The purpose of this paper is to discuss the transnational entrepreneurial activities of Colombian emigrants to the USA in the context of the Colombian government’s policies and initiatives aimed at encouraging and facilitating emigrants’ transnational entrepreneurship. It examines the profile of Colombian emigrants, the entrepreneurial transnational activities they pursue and the actual and potential role of the government in instigating and shaping these activities.
The paper analyzes data obtained from focus groups with migrant families and interviews with governmental officials and an expert researcher. It also evaluates secondary data sources relevant to the subject of the paper.
The impact of transnational activities of Colombian migrants upon Colombian economy and society is much lower compared with the activities of migrants in other countries and with the potential these activities could have for contributing to the economic development of Colombia. Possible causes of this include: the specific characteristics of the Colombian emigrant and entrepreneur profile, the fragmentation of transnational networks of the migrants and the lack of governmental strategies to support the development of transnational activities of migrants.

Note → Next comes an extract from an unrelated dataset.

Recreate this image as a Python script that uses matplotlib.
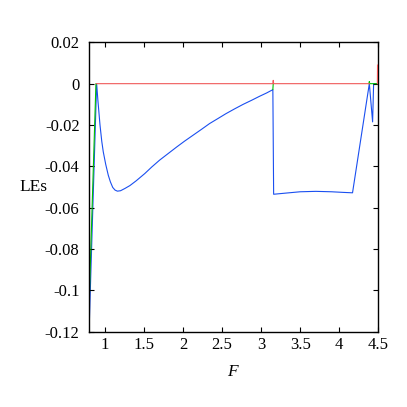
import numpy as np
import matplotlib
matplotlib.use("Agg")
import matplotlib.pyplot as plt

plt.rcParams['font.family'] = ['Liberation Serif', 'DejaVu Serif']

# LE curves
F_blue = [0.80, 0.847, 0.894, 0.91, 0.937, 0.96, 0.979, 1.01, 1.043, 1.07, 1.10, 1.13,
          1.16, 1.20, 1.256, 1.32, 1.40, 1.51, 1.60, 1.70, 1.81, 1.92, 2.02, 2.13,
          2.24, 2.34, 2.45, 2.55, 2.66, 2.77, 2.88, 2.98, 3.07, 3.15, 3.16, 3.30,
          3.50, 3.70, 3.90, 4.05, 4.17, 4.385, 4.427, 4.44, 4.50]
le_blue = [-0.116, -0.058, 0.0, -0.008, -0.020, -0.028, -0.033, -0.039, -0.0443, -0.0475,
           -0.0502, -0.0515, -0.052, -0.0518, -0.0507, -0.0493, -0.047, -0.0435, -0.0403,
           -0.037, -0.0338, -0.0306, -0.0278, -0.0249, -0.022, -0.0193, -0.0168, -0.0145,
           -0.0122, -0.0100, -0.0080, -0.0061, -0.0045, -0.0029, -0.0535, -0.0530,
           -0.0523, -0.0521, -0.0523, -0.0526, -0.0528, 0.0, -0.0185, 0.0, 0.0]

F_green = [0.80, 0.885, 0.89, np.nan, 3.15, 3.155, np.nan, 4.38, 4.385, 4.39, 4.50]
le_green = [-0.104, 0.0, 0.0, np.nan, -0.0028, 0.0, np.nan, 0.0, 0.001, 0.0, 0.0]

F_red = [0.89, 3.15, 3.155, 3.16, 4.385, np.nan, 4.488, 4.49]
le_red = [0.0, 0.0, 0.0016, 0.0, 0.0, np.nan, 0.0, 0.009]

xticks = [1, 1.5, 2, 2.5, 3, 3.5, 4, 4.5]
xticklabels = ['1', '1.5', '2', '2.5', '3', '3.5', '4', '4.5']
yticks = [0.02, 0, -0.02, -0.04, -0.06, -0.08, -0.1, -0.12]
yticklabels = ['0.02', '0', '-0.02', '-0.04', '-0.06', '-0.08', '-0.1', '-0.12']

fig = plt.figure(figsize=(4.07, 4.07), dpi=100)
ax = fig.add_axes([0.2194, 0.185, 0.7101, 0.711])

ax.plot(F_blue, le_blue, color='#1a4ff0', lw=0.8, zorder=1)
ax.plot(F_green, le_green, color='#00c000', lw=0.8, zorder=2)
ax.plot(F_red, le_red, color='#f05a5a', lw=0.8, zorder=3)

ax.set_xlim(0.8, 4.5)
ax.set_ylim(-0.12, 0.02)
ax.set_xticks(xticks)
ax.set_xticklabels(xticklabels)
ax.set_yticks(yticks)
ax.set_yticklabels(yticklabels)
ax.tick_params(direction='in', length=3.6, width=0.8, top=True, right=True,
               labelsize=12)
ax.tick_params(axis='x', pad=4)
ax.tick_params(axis='y', pad=7)
for s in ax.spines.values():
    s.set_linewidth(1.0)

ax.set_xlabel('F', fontsize=12.5, style='italic')
ax.xaxis.set_label_coords(0.494, -0.11)
ax.set_ylabel('LEs', fontsize=12.5, rotation=0, ha='center', va='center')
ax.yaxis.set_label_coords(-0.192, 0.5)

fig.savefig('out.png', dpi=100)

The paper contributes to the debates on emigrant–state relation through offering an analysis of migrant entrepreneurship, technology and knowledge transfer and investment activities of Colombian emigrants in the home country. It also provides recommendations for policy action and concrete government programs that might encourage greater involvement of Colombian migrants in high value-adding activities that could benefit the country’s development.
This article would not have been possible without the important support of the Universidad EAFIT and Colciencias, who have provided funding for Sandra’s study and research.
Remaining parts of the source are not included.